Examples of samples prepared by the University of Aberdeen.

A further development of the research program at the university has seen Tanino and her colleague Dr. Stephen Bowden in the Department of Geology and Petroleum Geology assembling mm-scale models of reservoirs in microfluidic chips. This approach has two main benefits. First, it provides a petrographic perspective (a geologist’s view through a microscope) of what’s happening. Second, the small scales of the model reservoir speeds up experiments, permitting a much bigger range of variables to be investigated.

But that sounds like more work – what is the benefit? “The main challenge of laboratory investigations is that there are a number of properties that control oil recovery, and each of these properties can take on a range of values: simply comparing two different rock types, two different oil types, and two different water types at five different temperatures and pressures would require two hundred or more experiments, each lasting one or two months,” Tanino says.“Just comparing these cases would take my laboratory several years of corefloods at the conventional (cm-) scale!

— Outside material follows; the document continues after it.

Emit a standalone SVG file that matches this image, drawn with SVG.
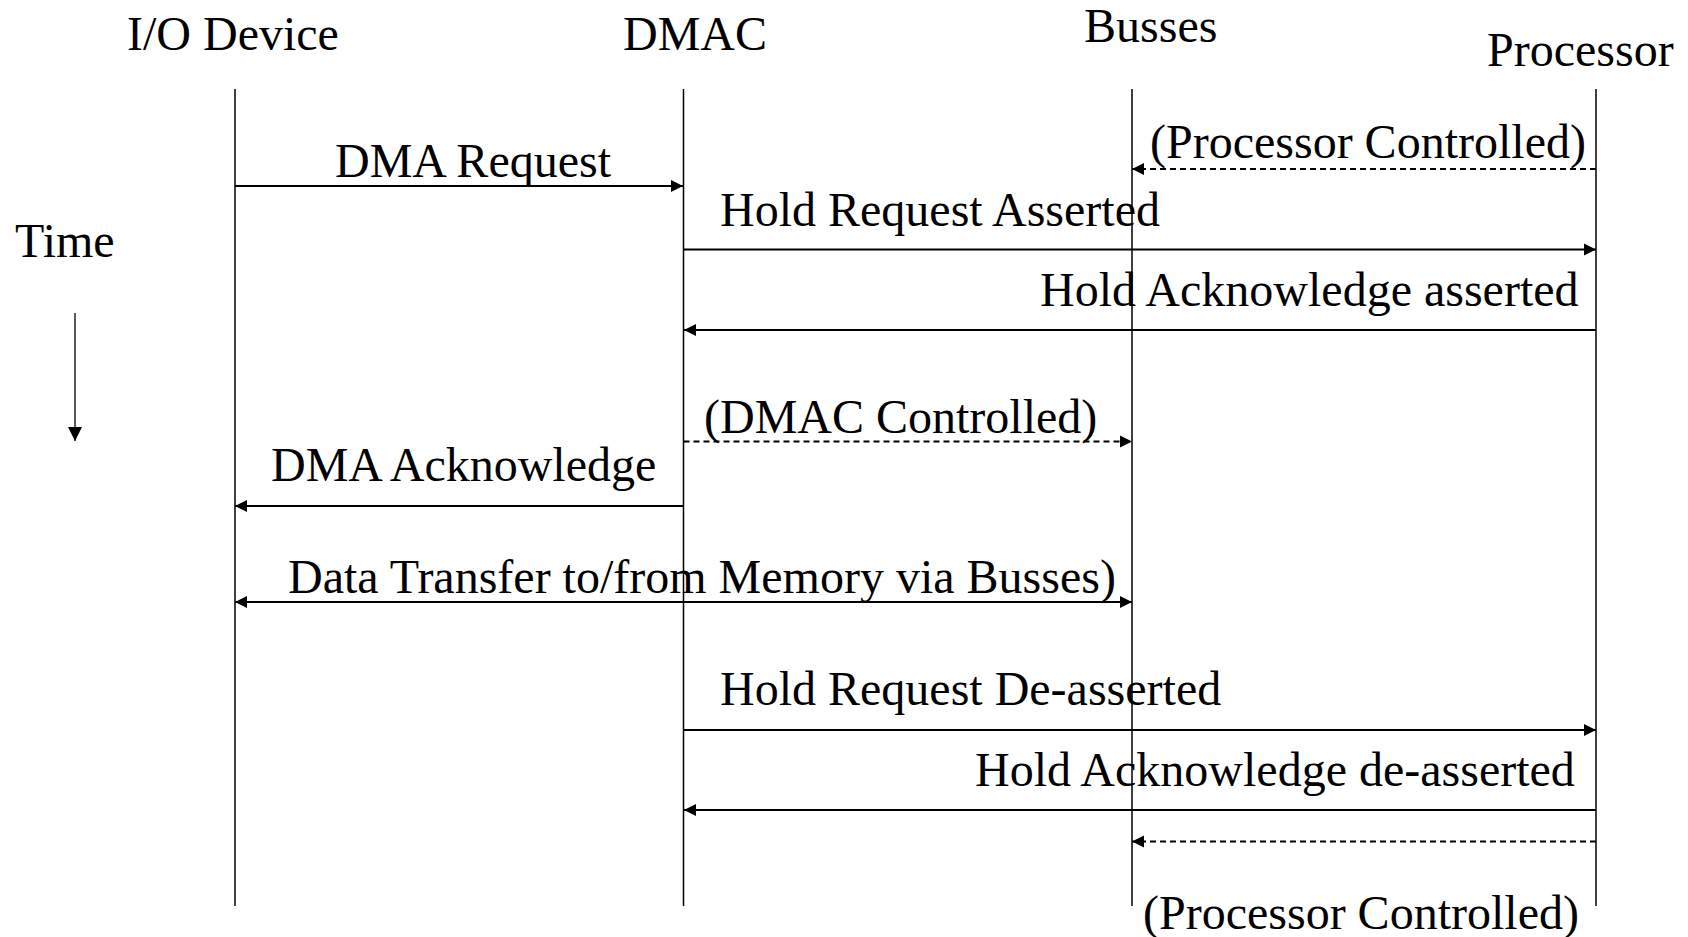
<svg xmlns="http://www.w3.org/2000/svg" width="1688" height="937" viewBox="0 0 1688 937">
<style>
text{font-family:"Liberation Serif","Times New Roman",serif;font-size:48px;fill:#000}
.life{stroke:#000;stroke-width:1.5;fill:none}
.msg{stroke:#000;stroke-width:2;fill:none}
.dash{stroke-dasharray:6 4}
</style>
<defs>
<marker id="ah" viewBox="0 0 10 10" refX="10" refY="5" markerWidth="12" markerHeight="13" markerUnits="userSpaceOnUse" orient="auto-start-reverse">
<path d="M0,0 L10,5 L0,10 Z" fill="#000"/>
</marker>
<marker id="ahT" viewBox="0 0 10 10" refX="10" refY="5" markerWidth="14" markerHeight="15" markerUnits="userSpaceOnUse" orient="auto">
<path d="M0,0 L10,5 L0,10 Z" fill="#000"/>
</marker>
</defs>
<rect width="1688" height="937" fill="#fff"/>
<g id="io-device">
<text x="127" y="50">I/O Device</text>
<line class="life" x1="235" y1="89" x2="235" y2="906"/>
</g>
<g id="dmac">
<text x="623" y="50">DMAC</text>
<line class="life" x1="683.5" y1="89" x2="683.5" y2="906"/>
</g>
<g id="busses">
<text x="1084" y="42">Busses</text>
<line class="life" x1="1132" y1="89" x2="1132" y2="906"/>
</g>
<g id="processor">
<text x="1487" y="66">Processor</text>
<line class="life" x1="1596" y1="89" x2="1596" y2="906"/>
</g>
<g id="time">
<text x="15" y="257">Time</text>
<line stroke="#000" stroke-width="1.3" x1="75" y1="313" x2="75" y2="441" marker-end="url(#ahT)"/>
</g>
<g id="connectors">
<line class="msg" x1="235" y1="186" x2="683" y2="186" marker-end="url(#ah)"/>
<line class="msg dash" x1="1596" y1="169" x2="1132" y2="169" marker-end="url(#ah)"/>
<line class="msg" x1="683.5" y1="249.5" x2="1596" y2="249.5" marker-end="url(#ah)"/>
<line class="msg" x1="1596" y1="330" x2="684" y2="330" marker-end="url(#ah)"/>
<line class="msg dash" x1="683.5" y1="441.5" x2="1132" y2="441.5" marker-end="url(#ah)"/>
<line class="msg" x1="683.5" y1="506" x2="235" y2="506" marker-end="url(#ah)"/>
<line class="msg" x1="235" y1="602" x2="1132" y2="602" marker-start="url(#ah)" marker-end="url(#ah)"/>
<line class="msg" x1="683.5" y1="730" x2="1596" y2="730" marker-end="url(#ah)"/>
<line class="msg" x1="1596" y1="810" x2="684" y2="810" marker-end="url(#ah)"/>
<line class="msg dash" x1="1596" y1="841.5" x2="1132" y2="841.5" marker-end="url(#ah)"/>
</g>
<g id="labels">
<text x="335" y="177">DMA Request</text>
<text x="1150" y="158">(Processor Controlled)</text>
<text x="720" y="226">Hold Request Asserted</text>
<text x="1040" y="306">Hold Acknowledge asserted</text>
<text x="704" y="433">(DMAC Controlled)</text>
<text x="271" y="481">DMA Acknowledge</text>
<text x="288" y="593">Data Transfer to/from Memory via Busses)</text>
<text x="720" y="705">Hold Request De-asserted</text>
<text x="975" y="786">Hold Acknowledge de-asserted</text>
<text x="1143" y="929">(Processor Controlled)</text>
</g>
</svg>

This isn’t practical and so the main benefit of using lab-on-a-chip methods is that it becomes feasible to systematically investigate a wide range of variables.”

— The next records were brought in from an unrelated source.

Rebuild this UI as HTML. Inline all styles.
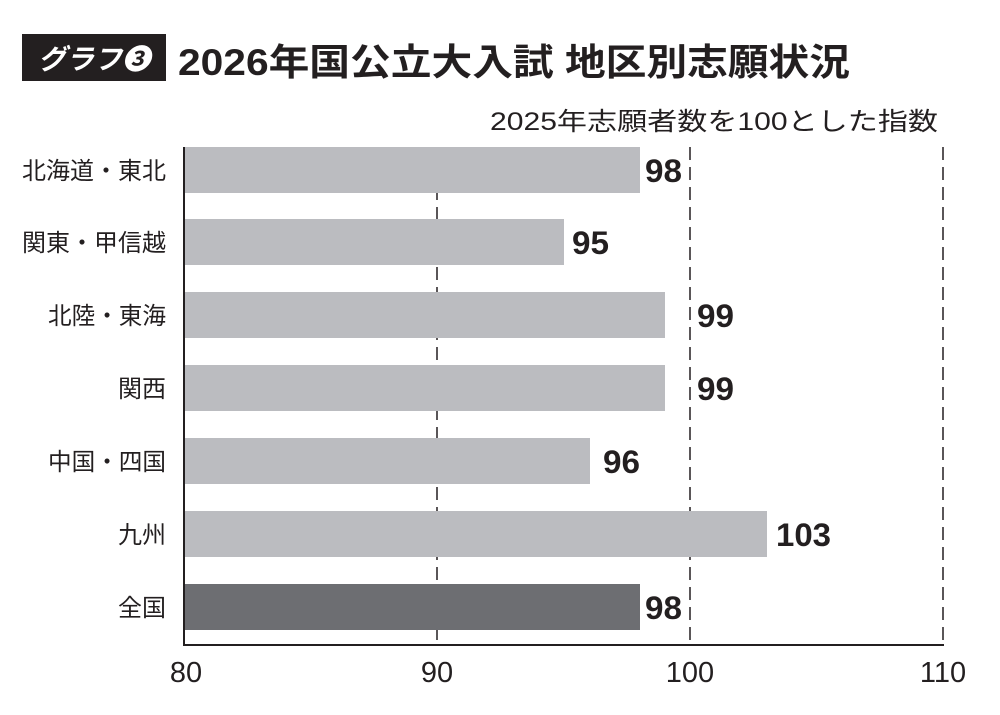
<!DOCTYPE html>
<html><head><meta charset="utf-8"><style>
body{margin:0;background:#fff;}
svg text{font-family:"Liberation Sans","Noto Sans CJK JP",sans-serif;}
</style></head><body>
<svg width="1000" height="710" viewBox="0 0 1000 710" xmlns="http://www.w3.org/2000/svg">
<rect x="22" y="34" width="144" height="47" fill="#231f20"/>
<text x="38" y="69" font-size="28" font-weight="bold" font-style="italic" fill="#fff" textLength="112" lengthAdjust="spacingAndGlyphs">グラフ❸</text>
<text x="178" y="75" font-size="37" font-weight="bold" fill="#231f20" textLength="672" lengthAdjust="spacingAndGlyphs">2026年国公立大入試 地区別志願状況</text>
<text x="490" y="130" font-size="25" fill="#231f20" textLength="448" lengthAdjust="spacingAndGlyphs">2025年志願者数を100とした指数</text>
<g stroke="#231f20" stroke-width="1.5" stroke-dasharray="13,7">
<line x1="437" y1="147" x2="437" y2="645"/>
<line x1="690" y1="147" x2="690" y2="645"/>
<line x1="943" y1="147" x2="943" y2="645"/>
</g>
<g fill="#bbbcc0">
<rect x="184" y="147" width="456" height="46"/>
<rect x="184" y="219" width="380" height="46"/>
<rect x="184" y="292" width="481" height="46"/>
<rect x="184" y="365" width="481" height="46"/>
<rect x="184" y="438" width="406" height="46"/>
<rect x="184" y="511" width="583" height="46"/>
</g>
<rect x="184" y="584" width="456" height="46" fill="#6d6e72"/>
<line x1="184" y1="147" x2="184" y2="646" stroke="#231f20" stroke-width="2"/>
<line x1="184" y1="645" x2="944" y2="645" stroke="#231f20" stroke-width="2"/>
<g font-size="24" fill="#231f20" text-anchor="end">
<text x="166" y="179" textLength="144" lengthAdjust="spacingAndGlyphs">北海道・東北</text>
<text x="166" y="251" textLength="144" lengthAdjust="spacingAndGlyphs">関東・甲信越</text>
<text x="166" y="324" textLength="118" lengthAdjust="spacingAndGlyphs">北陸・東海</text>
<text x="166" y="397">関西</text>
<text x="166" y="470" textLength="118" lengthAdjust="spacingAndGlyphs">中国・四国</text>
<text x="166" y="543">九州</text>
<text x="166" y="616">全国</text>
</g>
<g font-size="32" font-weight="bold" fill="#231f20">
<text x="645" y="182" textLength="37" lengthAdjust="spacingAndGlyphs">98</text>
<text x="572" y="254" textLength="37" lengthAdjust="spacingAndGlyphs">95</text>
<text x="697" y="327" textLength="37" lengthAdjust="spacingAndGlyphs">99</text>
<text x="697" y="400" textLength="37" lengthAdjust="spacingAndGlyphs">99</text>
<text x="603" y="473" textLength="37" lengthAdjust="spacingAndGlyphs">96</text>
<text x="776" y="546" textLength="55" lengthAdjust="spacingAndGlyphs">103</text>
<text x="645" y="619" textLength="37" lengthAdjust="spacingAndGlyphs">98</text>
</g>
<g font-size="29" fill="#231f20" text-anchor="middle">
<text x="186" y="682">80</text>
<text x="437" y="682">90</text>
<text x="690" y="682">100</text>
<text x="943" y="682">110</text>
</g>
</svg>
</body></html>
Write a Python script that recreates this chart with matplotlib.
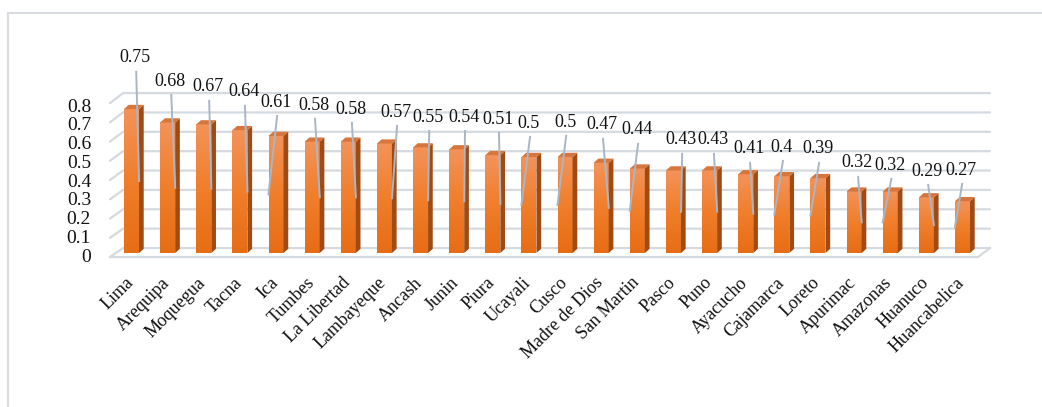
import numpy as np
import matplotlib
matplotlib.use("Agg")
import matplotlib.pyplot as plt
from matplotlib.patches import Polygon, Rectangle
from matplotlib.colors import LinearSegmentedColormap

plt.rcParams['font.family'] = ['Liberation Serif', 'DejaVu Serif']

# ---------------- data ----------------
regions = ["Lima", "Arequipa", "Moquegua", "Tacna", "Ica", "Tumbes", "La Libertad",
           "Lambayeque", "Ancash", "Junin", "Piura", "Ucayali", "Cusco",
           "Madre de Dios", "San Martin", "Pasco", "Puno", "Ayacucho", "Cajamarca",
           "Loreto", "Apurimac", "Amazonas", "Huanuco", "Huancabelica"]
values = [0.75, 0.68, 0.67, 0.64, 0.61, 0.58, 0.58, 0.57, 0.55, 0.54, 0.51, 0.50,
          0.50, 0.47, 0.44, 0.43, 0.43, 0.41, 0.40, 0.39, 0.32, 0.32, 0.29, 0.27]
y_ticks = [0, 0.1, 0.2, 0.3, 0.4, 0.5, 0.6, 0.7, 0.8]

# data-label placement (Excel auto layout): x offset from bar, height, leader side
label_dx = [0.10, 0.07, 0.12, 0.11, 0.0, 0.05, 0.07, 0.32, 0.21, 0.20, 0.14, 0.0,
            0.0, 0.02, -0.01, 0.21, 0.09, 0.09, 0.0, 0.0, 0.08, 0.0, 0.02, -0.04]
label_y = [1.016, 0.896, 0.865, 0.839, 0.786, 0.771, 0.750, 0.734, 0.708, 0.708,
           0.698, 0.677, 0.682, 0.667, 0.641, 0.589, 0.589, 0.542, 0.552, 0.542,
           0.469, 0.458, 0.427, 0.432]
leader_side = [1, 1, 1, 1, -1, 1, 1, 1, 1, 1, 1, -1, -1, 1, -1, 1, 1, 1, -1, -1,
               1, -1, 1, -1]

# ---------------- figure ----------------
fig = plt.figure(figsize=(10.42, 4.07), dpi=100)
ax = fig.add_axes([0, 0, 1, 1])
ax.set_xlim(-3.64, 25.20)
ax.set_ylim(-0.802, 1.318)
ax.axis('off')

# outer chart border
fig.patches.append(Rectangle((8 / 1042, -0.1), 1.2, 1 - 13 / 407 + 0.1,
                             transform=fig.transFigure, fill=False,
                             edgecolor='#d9dde2', lw=1.5, zorder=0))

n = len(values)
grid_c = '#d5dae0'
xl_front, xl_back, xr_back, xr_front = -0.595, -0.235, 23.76, 23.43

# gridlines on back wall with slanted left side wall
for g in y_ticks:
    by = 0.026 + 1.009 * g
    fy = -0.021 + 1.0025 * g
    ax.plot([xl_front, xl_back, xr_back], [fy, by, by], color=grid_c, lw=1.6,
            zorder=1, solid_capstyle='round')
# floor front edge
ax.plot([xl_front, xr_front, xr_back], [-0.021, -0.021, 0.026], color=grid_c,
        lw=1.6, zorder=1)

# y tick labels
for g in y_ticks:
    ax.text(-1.12, -0.021 + 0.977 * g, f"{g:g}", ha='right', va='center',
            fontsize=14, color='#111111')

# bars (pseudo 3D)
front_cmap = LinearSegmentedColormap.from_list(
    'front', ['#e66d14', '#f07e2b', '#f3935a'])
side_cmap = LinearSegmentedColormap.from_list('side', ['#8f410c', '#b05a1f'])
grad = np.linspace(0, 1, 256).reshape(-1, 1)
hw = 0.2075
dx, dy = 0.13, 0.022
for i, v in enumerate(values):
    x0, x1 = i - hw, i + hw
    ax.imshow(grad, cmap=front_cmap, origin='lower', aspect='auto',
              extent=[x0, x1, 0, v], zorder=3, interpolation='bilinear')
    side = Polygon([(x1, 0), (x1 + dx, dy), (x1 + dx, v + dy), (x1, v)],
                   closed=True, facecolor='#a04b13', edgecolor='none', zorder=3)
    ax.add_patch(side)
    top = Polygon([(x0, v), (x1, v), (x1 + dx, v + dy), (x0 + dx, v + dy)],
                  closed=True, facecolor='#d7763c', edgecolor='none', zorder=3)
    ax.add_patch(top)

# data labels with leader lines
for i, v in enumerate(values):
    lx = i + label_dx[i]
    ly = label_y[i]
    ex = i + leader_side[i] * 0.21
    ax.plot([lx + 0.03, ex], [ly - 0.072, v / 2], color='#a9b6c6', lw=1.4,
            zorder=4)
    ax.text(lx, ly, f"{v:g}", ha='center', va='center', fontsize=13,
            color='#111111', zorder=5)

# category labels
for i, name in enumerate(regions):
    ax.text(i - 0.18, -0.11, name, rotation=45, ha='right', va='top',
            rotation_mode='anchor', fontsize=13, color='#111111')

fig.savefig('out.png', dpi=100)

Bowden says: “One of the first experiments that sprung to mind demonstrated that two comparable oils, with small differences in their chemistry, can exhibit identical waterflood behavior in one rock type, but then differ significantly in another rock type.“What’s so odd is that the oils are so similar, and in one rock type they did indeed behave in a similar way, while in the other case they were so different. To me it seems unfair, but if an operator wasn’t aware of this they could easily make erroneous assumptions about future water production rates and overall recovery. This is very interesting for us, but clearly a bad day in the office for an engineer.“Nature’s final cruel trick is that many fields and reservoirs not only have geological heterogeneity (different rock types), but also a mix of oil types – often because many different charges of petroleum have filled a reservoir.”Tanino and her colleagues are assembling a library of these small scale experiments. “The intent is that a user – an engineer, geologist or production chemist – could search the experimental archive and investigate the effects of oil chemistry, rock type, and water composition on wettability to better evaluate EOR options,” she says.

“There is a lot of interest now on the effects of changing water chemistry (BP’s LowSal, Bright Water and Brackish water, for example). It makes sense if you are injecting water to displace the oil that the consequence of using one or another type of water is considered. We are looking at the issue from the other side of the equation: how will different mineral and oil types in a rock interact with a given water type? This takes us back to the fundamental question of what influences wettability, and then the question of how can changes in wettability – either natural or engineered – impact production?”